Abstract
Keywords - Diesel Injection, Injection Characteristic, Injection Measurement, New Measuring System, Correction of Measured Signal
The timing of fuel injection in diesel engines fundamentally affects their combustion process and thus fuel consumption and noise and exhaust emissions. This paper presents the results of a method for measuring the injection characteristic of a state-of-the-art high-pressure diesel fuel injection system, which was developed at the Institute of Mobile Systems at Otto von Guericke University Magdeburg. The experimental method is supported and verified by extensive, detailed simulated tests with 1D-CFD-code AMESim.
Now as before, the injection characteristic cannot be measured directly in an engine. Available measuring instruments measure the injection characteristic from outside an engine and have not yet been verified with a so-called master device (lab device). Hence, a lab device was developed, which generates a defined, precisely measurable "injection characteristic" that serves as the input signal for downstream injection characteristic measuring instruments. Both simulated and experimental tests have verified that piston movement in the measuring cylinder generates a determinable injection characteristic (fuel flow resembling injection) in the lab device. An inductive displacement sensor detects piston movement and the thusly generated injection characteristic is calculated from the product of piston movement and the cross-sectional area of the piston. This quantity of fuel can be delivered to the injection characteristic measuring instrument directly connected with the lab device. This facilitates a comparison of the input signal (injection characteristic measured with the lab device) and output signal (injection characteristic measured with a conventional measuring instrument). This comparison can not only be used to calculate the tolerances but also correction factors for commercially available measuring instruments.

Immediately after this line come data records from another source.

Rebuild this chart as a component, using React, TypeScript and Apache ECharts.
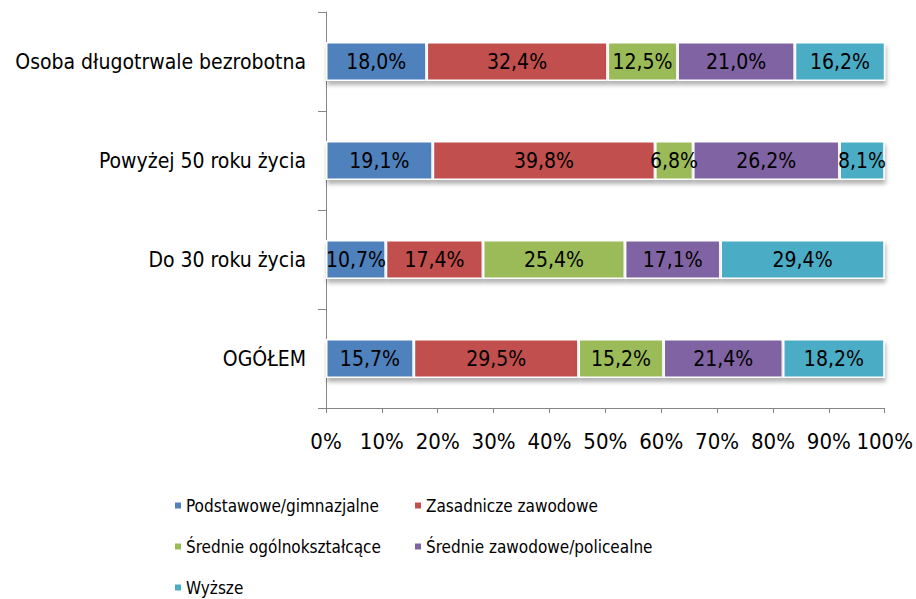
import React, { useEffect, useRef } from "react";
import * as echarts from "echarts";

const categories = ["OGÓŁEM", "Do 30 roku życia", "Powyżej 50 roku życia", "Osoba długotrwale bezrobotna"];
const seriesNames = [
  "Podstawowe/gimnazjalne",
  "Zasadnicze zawodowe",
  "Średnie ogólnokształcące",
  "Średnie zawodowe/policealne",
  "Wyższe",
];
const podstawowe = [15.7, 10.7, 19.1, 18.0];
const zasadnicze = [29.5, 17.4, 39.8, 32.4];
const srednieOgolne = [15.2, 25.4, 6.8, 12.5];
const srednieZawodowe = [21.4, 17.1, 26.2, 21.0];
const wyzsze = [18.2, 29.4, 8.1, 16.2];
const xTicks = [0, 10, 20, 30, 40, 50, 60, 70, 80, 90, 100];
const colors = ["#4F81BD", "#C0504D", "#9BBB59", "#8064A2", "#4BACC6"];

const FONT = "'DejaVu Sans Condensed', 'DejaVu Sans', sans-serif";

export default function App() {
  const ref = useRef<HTMLDivElement>(null);
  useEffect(() => {
    if (!ref.current) return;
    const chart = echarts.init(ref.current, null, { renderer: "svg" });
    const values = [podstawowe, zasadnicze, srednieOgolne, srednieZawodowe, wyzsze];
    const legendPos = [
      { left: 173, top: 497 },
      { left: 413, top: 497 },
      { left: 173, top: 538 },
      { left: 413, top: 538 },
      { left: 173, top: 579 },
    ];
    chart.setOption({
      animation: false,
      textStyle: { fontFamily: FONT },
      grid: { left: 326, right: 30, top: 12, bottom: 191, containLabel: false },
      xAxis: {
        type: "value",
        min: xTicks[0],
        max: xTicks[xTicks.length - 1],
        interval: 10,
        splitLine: { show: false },
        axisLine: { show: true, lineStyle: { color: "#868686", width: 1 } },
        axisTick: { show: true, length: 5, lineStyle: { color: "#868686" } },
        axisLabel: {
          formatter: (v: number) => v + "%",
          color: "#000",
          fontFamily: FONT,
          fontSize: 22,
          margin: 22,
        },
      },
      yAxis: {
        type: "category",
        data: categories,
        axisLine: { show: true, lineStyle: { color: "#868686", width: 1 } },
        axisTick: { show: true, length: 8, inside: false, lineStyle: { color: "#868686" } },
        axisLabel: { color: "#000", fontFamily: FONT, fontSize: 21, margin: 20 },
      },
      legend: legendPos.map((p, i) => ({
        data: [seriesNames[i]],
        left: p.left,
        top: p.top,
        padding: 0,
        itemWidth: 8,
        itemHeight: 8,
        icon: "rect",
        itemGap: 5,
        textStyle: { color: "#000", fontFamily: FONT, fontSize: 17, padding: [0, 0, 0, -1] },
      })),
      series: seriesNames.map((name, i) => ({
        name,
        type: "bar",
        stack: "total",
        barWidth: 39,
        data: values[i],
        itemStyle: {
          color: colors[i],
          borderColor: "#fff",
          borderWidth: 1.5,
          shadowColor: "rgba(0,0,0,0.3)",
          shadowBlur: 4,
          shadowOffsetY: 4,
          shadowOffsetX: 1,
        },
        label: {
          show: true,
          position: "inside",
          color: "#000",
          fontFamily: FONT,
          fontSize: 21,
          formatter: (p: any) => p.value.toFixed(1).replace(".", ",") + "%",
        },
      })),
    });
    return () => chart.dispose();
  }, []);
  return <div ref={ref} style={{ width: 916, height: 599, position: "absolute", left: 0, top: 0 }} />;
}
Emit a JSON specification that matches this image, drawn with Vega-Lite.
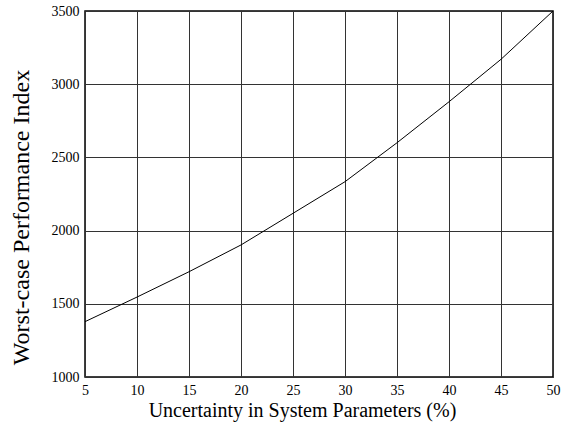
{
  "$schema": "https://vega.github.io/schema/vega-lite/v6.json",
  "autosize": "none",
  "width": 468,
  "height": 366,
  "padding": {"left": 85, "top": 11, "right": 8, "bottom": 48},
  "background": "white",
  "config": {
    "view": {"stroke": "black", "strokeWidth": 1.5},
    "font": "Liberation Serif"
  },
  "data": {
    "values": [
      {"u": 5, "p": 1378},
      {"u": 10, "p": 1546},
      {"u": 15, "p": 1719},
      {"u": 20, "p": 1902},
      {"u": 25, "p": 2118},
      {"u": 30, "p": 2334},
      {"u": 35, "p": 2600},
      {"u": 40, "p": 2880},
      {"u": 45, "p": 3170},
      {"u": 50, "p": 3500}
    ]
  },
  "mark": {"type": "line", "color": "black", "strokeWidth": 1, "clip": true},
  "encoding": {
    "x": {
      "field": "u",
      "type": "quantitative",
      "scale": {"domain": [5, 50], "nice": false, "zero": false},
      "axis": {
        "title": "Uncertainty in System Parameters (%)",
        "values": [5, 10, 15, 20, 25, 30, 35, 40, 45, 50],
        "format": "d",
        "grid": true,
        "gridColor": "#333",
        "gridOpacity": 1,
        "gridWidth": 1,
        "domain": false,
        "ticks": false,
        "labelFont": "Liberation Serif",
        "labelFontSize": 14,
        "labelColor": "black",
        "labelPadding": 6,
        "labelFlush": false,
        "titleFont": "Liberation Serif",
        "titleFontSize": 20,
        "titleFontWeight": "normal",
        "titleColor": "black",
        "titleX": 217,
        "titleY": 39,
        "titleBaseline": "alphabetic"
      }
    },
    "y": {
      "field": "p",
      "type": "quantitative",
      "scale": {"domain": [1000, 3500], "nice": false, "zero": false},
      "axis": {
        "title": "Worst-case Performance Index",
        "values": [1000, 1500, 2000, 2500, 3000, 3500],
        "format": "d",
        "grid": true,
        "gridColor": "#333",
        "gridOpacity": 1,
        "gridWidth": 1,
        "domain": false,
        "ticks": false,
        "labelFont": "Liberation Serif",
        "labelFontSize": 14,
        "labelColor": "black",
        "labelPadding": 6,
        "labelFlush": false,
        "titleFont": "Liberation Serif",
        "titleFontSize": 24,
        "titleFontWeight": "normal",
        "titleColor": "black",
        "titleX": -64,
        "titleY": 206,
        "titleBaseline": "middle",
        "titleAngle": -90
      }
    }
  }
}
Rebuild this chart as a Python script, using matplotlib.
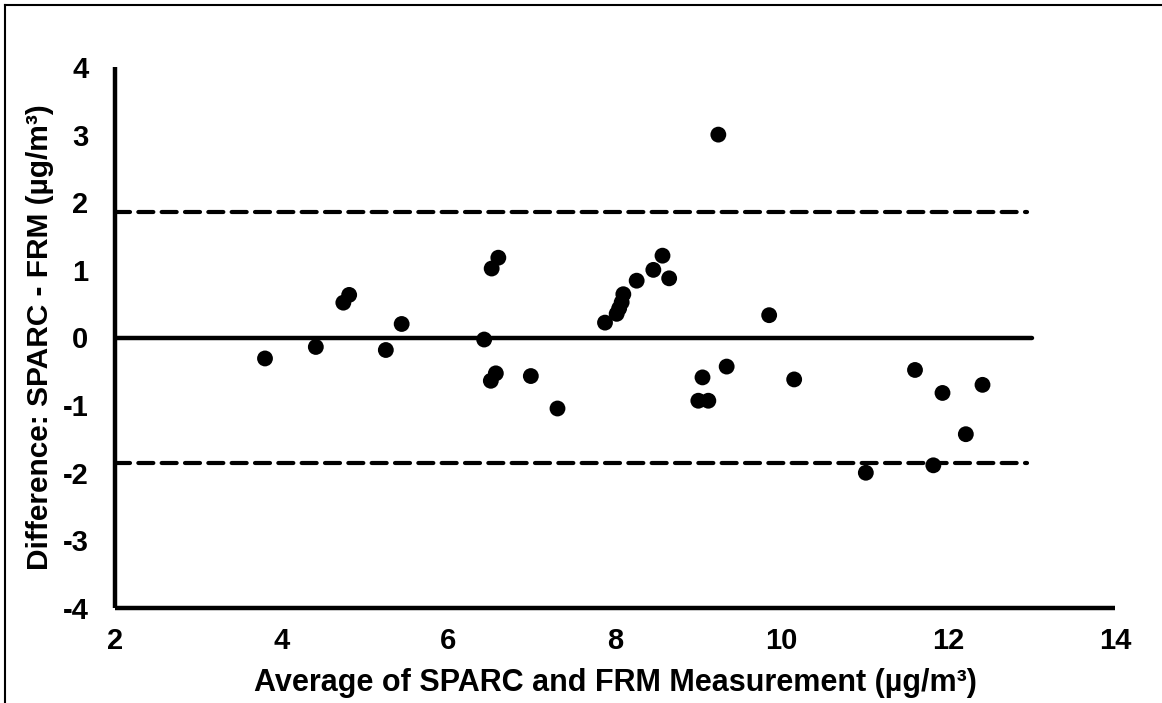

It is essential to understand the physical processes in the fluid in conventional measuring instruments during injection. This entails analyzing the influence of the highly dynamic process of injection into the fluid during which pressure waves form and the medium develops resistance. This resistance can be responsible for errors in conventional measuring systems. That is why 1D-CFD-code AMESim is employed to mechanically simulate this effect in every operating point. The influence of the resistance can be inversely calculated from the simulation, thus making it possible to mathematically correct the measurement results of conventional measuring systems without any simulation.